Jumlah penggeledahan sebanyak 789 yakni 400 di Jawa, 50 di Sumatera, 28 di Sulawesi dan beberapa di Kalimantan.   Penangkapan dilakukan pada 37 tempat, yakni 27 di Jawa, 8 di Sumatera, 1 di Sulawesi dan 1 lagi di Kalimantan.  Sebanyak 180 pimpinan PNI ditahan.

Sekelompok polisi bersenjata lengkap memasuki rumah Iskaq pagi-pagi subuh. Mereka membawa Iskaq, sedang rumahnya diporak-porandakan oleh polisi-polisi itu untuk mencari dokumen-dokumen yang menyangkut PNI. Polisi tak memberi kabar di mana Iskaq ditahan.
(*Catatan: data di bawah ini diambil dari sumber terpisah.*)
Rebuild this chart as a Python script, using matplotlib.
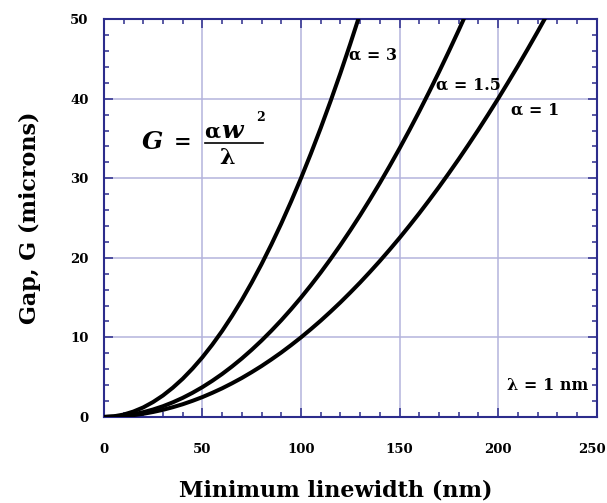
import matplotlib
matplotlib.use("Agg")
import matplotlib.pyplot as plt
import matplotlib.transforms as mtransforms
from matplotlib.ticker import MultipleLocator
from matplotlib.lines import Line2D

# linewidth (nm) and gap (microns), lambda = 1 nm
width_nm = [0, 5, 10, 15, 20, 25, 30, 35, 40, 45, 50, 55, 60, 65, 70, 75,
            80, 85, 90, 95, 100, 105, 110, 115, 120, 125, 130, 135, 140,
            145, 150, 155, 160, 165, 170, 175, 180, 185, 190, 195, 200,
            205, 210, 215, 220, 225, 230]
gap_a1 = [0, 0.03, 0.1, 0.23, 0.4, 0.63, 0.9, 1.23, 1.6, 2.03, 2.5, 3.03,
          3.6, 4.23, 4.9, 5.63, 6.4, 7.23, 8.1, 9.03, 10, 11.03, 12.1,
          13.23, 14.4, 15.63, 16.9, 18.23, 19.6, 21.03, 22.5, 24.03, 25.6,
          27.23, 28.9, 30.63, 32.4, 34.23, 36.1, 38.03, 40, 42.03, 44.1,
          46.23, 48.4, 50.63, 52.9]
gap_a15 = [0, 0.04, 0.15, 0.34, 0.6, 0.94, 1.35, 1.84, 2.4, 3.04, 3.75,
           4.54, 5.4, 6.34, 7.35, 8.44, 9.6, 10.84, 12.15, 13.54, 15,
           16.54, 18.15, 19.84, 21.6, 23.44, 25.35, 27.34, 29.4, 31.54,
           33.75, 36.04, 38.4, 40.84, 43.35, 45.94, 48.6, 51.34]
gap_a3 = [0, 0.08, 0.3, 0.68, 1.2, 1.88, 2.7, 3.68, 4.8, 6.08, 7.5, 9.08,
          10.8, 12.68, 14.7, 16.88, 19.2, 21.68, 24.3, 27.08, 30, 33.08,
          36.3, 39.68, 43.2, 46.88, 50.7]
x_ticks = [0, 50, 100, 150, 200, 250]
y_ticks = [0, 10, 20, 30, 40, 50]

NAVY = "#2c2c8c"
GRID = "#b4b4dc"
FONT = "DejaVu Serif"

fig = plt.figure(figsize=(6.07, 5.03), dpi=100)
ax = fig.add_axes([0.171, 0.171, 0.812, 0.791])

for g in (gap_a1, gap_a15, gap_a3):
    ax.plot(width_nm[:len(g)], g, color="black", lw=2.9,
            solid_capstyle="round", zorder=3)

ax.set_xlim(0, 250)
ax.set_ylim(0, 50)
ax.set_xticks(x_ticks)
ax.set_yticks(y_ticks)
ax.xaxis.set_minor_locator(MultipleLocator(10))
ax.yaxis.set_minor_locator(MultipleLocator(2))
ax.grid(True, which="major", color=GRID, lw=1.1, zorder=0)

for s in ax.spines.values():
    s.set_color(NAVY)
    s.set_linewidth(1.5)
ax.tick_params(which="both", direction="in", top=True, right=True,
               color=NAVY, width=1.1)
ax.tick_params(which="major", length=6.5)
ax.tick_params(which="minor", length=3.5)
ax.tick_params(axis="x", which="major", pad=19)
ax.tick_params(axis="y", which="major", pad=11)
for lab in ax.get_xticklabels() + ax.get_yticklabels():
    lab.set_fontfamily(FONT)
    lab.set_fontweight("bold")
    lab.set_fontsize(9.5)

# the 250 label sits at the figure edge, nudge it in a little
last = ax.xaxis.get_major_ticks()[len(x_ticks) - 1].label1
last.set_transform(last.get_transform() +
                   mtransforms.ScaledTranslation(-5 / 100, 0, fig.dpi_scale_trans))

ax.set_xlabel("Minimum linewidth (nm)", family=FONT, weight="bold",
              fontsize=16)
ax.xaxis.set_label_coords(0.47, -0.2)
ax.xaxis.label.set_verticalalignment("baseline")
ax.set_ylabel("Gap, G (microns)", family=FONT, weight="bold",
              fontsize=16, labelpad=21)

lbl = dict(family=FONT, weight="bold", fontsize=11.5, va="center", zorder=4)
ax.text(124.5, 45.5, "\u03b1 = 3", ha="left", **lbl)
ax.text(168.5, 41.7, "\u03b1 = 1.5", ha="left", **lbl)
ax.text(206.5, 38.6, "\u03b1 = 1", ha="left", **lbl)
ax.text(245.5, 3.9, "\u03bb = 1 nm", ha="right", **lbl)

# formula G = alpha w^2 / lambda
ax.text(19.3, 34.5, "G", family=FONT, weight="bold", style="italic",
        fontsize=18, va="center", ha="left")
ax.text(35.5, 34.5, "=", family=FONT, weight="bold", fontsize=15,
        va="center", ha="left")
ax.text(51.0, 35.9, "\u03b1", family=FONT, weight="bold", fontsize=15,
        va="center", ha="left")
ax.text(59.5, 35.9, "w", family=FONT, weight="bold", style="italic",
        fontsize=18, va="center", ha="left")
ax.text(77.5, 37.6, "2", family=FONT, weight="bold", fontsize=9,
        va="center", ha="left")
ax.text(62.5, 32.6, "\u03bb", family=FONT, weight="bold", fontsize=16,
        va="center", ha="center")
ax.add_line(Line2D([51.2, 80.6], [34.4, 34.4], color="black", lw=1.2))

fig.savefig("out.png", dpi=100)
Saat yang sama, Soekarno juga ditangkap. Kelak dalam pengadilan karena penangkapan sewenang-wenang ini lahirlah pledoi Soekarno yang bersejarah, Indonesia Menggugat”.

Sementara Iskaq tidak lama berada di tahanan kepolisian Kosambi. Ia segera dipindahkan ke bui Banceuy. Berminggu-minggu lamanya diperiksa.

Banceuy adalah bui tingkat rendahan. Terletak ditengah-tengah kota, di situ dipisahkan tahanan kelas bawah dengan tahanan politik yang termasuk tahanan elit. Kalau tahanan kelas bawah tidur di lantai, maka tahanan politik tidur di felbet besi beralas tikar.   Makanannya hanya sambal dengan nasi beras tingkat rendahan.

Di dalam penjara itu Iskaq bertemu lagi dengan pimpinan PNI yang diseret dari Yogya tadi.